Film Backstage karya Guntur Soeharjanto menjadi pembuktian diri bahwa, lelaki 45 tahun tersebut menjadi sutradara spesialis drama, bukan horor. Harus diakui apa yang dilakukannya disini jauh lebih bagus, matang dan menunjukkan kualitasnya.
Dibandingkan saat mengerjakan Makmum 2 yang terkesan terpaksa sehingga terlihat berantakan terutama di paruh akhir film. Tetapi, pertunjukan dua kakak beradik ini tampak sempurna sejak awal hingga akhir. Apakah tidak berlebihan dengan pujian tersebut? Jawabannya adalah tidak dan memang sudah sepantasnya.
Sebagai pertunjukan akhir tahun, karya ini terasa pas dan menjadi suguhan menawan. Apalagi dua sister, Vanesa serta Sissy Pricilia membuktikan bahwa, apa yang disajikan bukanlah sembarangan seperti drama keluarga biasanya.
Chemistry yang terbentuk memang tiada duanya
Jika ada penonton yang mengatakan membangun chemistry itu mudah apalagi kalau saudara sendiri, mungkin orang itu belum pernah melihat film kecuali sinetron dan FTV. Pada pertunjukan besar seperti ini, chemistry itu didapatkan bukan hanya dari segi mereka adalah saudara melainkan adegan dan bagaimana pemain mampu membaca gestur tubuh pemain lain, sehingga mereka menemukan adegan spontanitas yang lain dari biasanya. Inilah yang bisa dilihat dari Backstge.

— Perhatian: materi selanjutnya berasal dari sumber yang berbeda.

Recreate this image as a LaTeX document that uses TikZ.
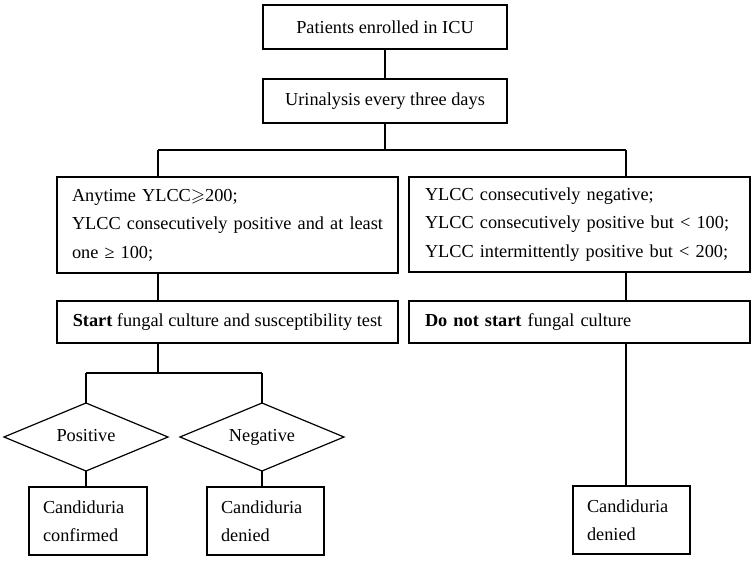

Vanesa dan Sissy mampu memerankan perannya dengan baik. Emosi erta konflik yang dihadirkan terasa netral tanpa arahan dari sutradara. Walau pada menit awal mereka masih canggung dan meraba harus bagaimana berperan. Tetapi, seiring berjalannya waktu, keduanya sudah rileks.
Bukan hanya mereka berdua saja, melainkan para cast lainnya ikut mendukung pertunjukannya backstage menjadi sesuatu yang layak, menyentuh, hingga menimbulkan emosi serta empati terhadap berbagai tokohnya.
Drama musikal yang berhasil dimainkan dengan baik
Sebagai pertunjukan drama musikal, film Backstage tersebut menjadi salah satu yang menarik perhatian terutama bagi para penggemar konser music. Di mana, panggung yang dihadirkan begitu meriah apalagi penambahan CGI terkesan halus, tidak heran bila secara penampilan mendekati sempurna.
Selain drama musikal, pertunjukan ini memiliki warna berbeda dibandingkan lainnya. Keberagaman tersebut membuat penonton merasa betah harus berlama-lama. Kesesuaian cerita serta emosi yang dihadirkan menjadi sajian paling lengkap di akhir tahun.
Tetapi, apakah pesonanya mampu memenangi persaingan ketat yang sedang terjadi di layar? Makmum masih menjadi magnet agar semua orang rela pergi ke bioskop kembali. Walaupun mereka menggunakan formula baru dengan menghadirkan lagu baru yang menyanyat hati, sayangnya usaha tersebut seperti kurang berjalan mulus. Tidak heran bila penonton akan berpikir dua kali untuk melihatnya.
Sepertinya pengunduran tayang dari 30 Juni 2020 ke 31 Desember 2021, merupakan langkah kurang tepat. Tetapi, apa mau dikata, pandemi memang merenggut segalanya, walau begitu film ini akan membekas di hati penontonnya.
Secara keseluruhan mendapat nilai 8,5
Jika kamu menilainya sesuai dengan film, maka sinematografi secara keseluruhan hampir menyentuh sempurna, mulai dari visualisasi sampai dengan scoringnya terkesan penuh perencanaan dan materi yang berjalan lancar.
Satu poin yang membuat pertunjukan tersebut kurang begitu greget adalah durasi dengan 115 menit terasa terlalu lama dengan tempo standar begitu saja. Harus diakui kalau ditanya apakah bagus atau tidak? Maka jawabannya begitu istimewa.
Sayangnya, kalau dikupas lebih dalam seperti melihat film yang sudah kamu lihat di bioskop kemudian, beberapa bulan kemudian melihatnya di televisi tetap excited, tetapi masih ada batas untuk antusias berlebih dan ekspresi biasa saja.
Film Backstage menghadirkan pemain papan atas sekaligus daftar crew yang namanya sudah tidak diragukan lagi. Rasanya pertunjukan ini terasa sayang untuk dilewatkan begitu saja. Ini adalah contoh dari sekian banyak film Indonesia yang belum mampu menang di rumah sendiri walau kualitasnya sudah di atas rata-rata. Bagaimana menurut kamu? Sudah melihat pertunjukannya di bioskop?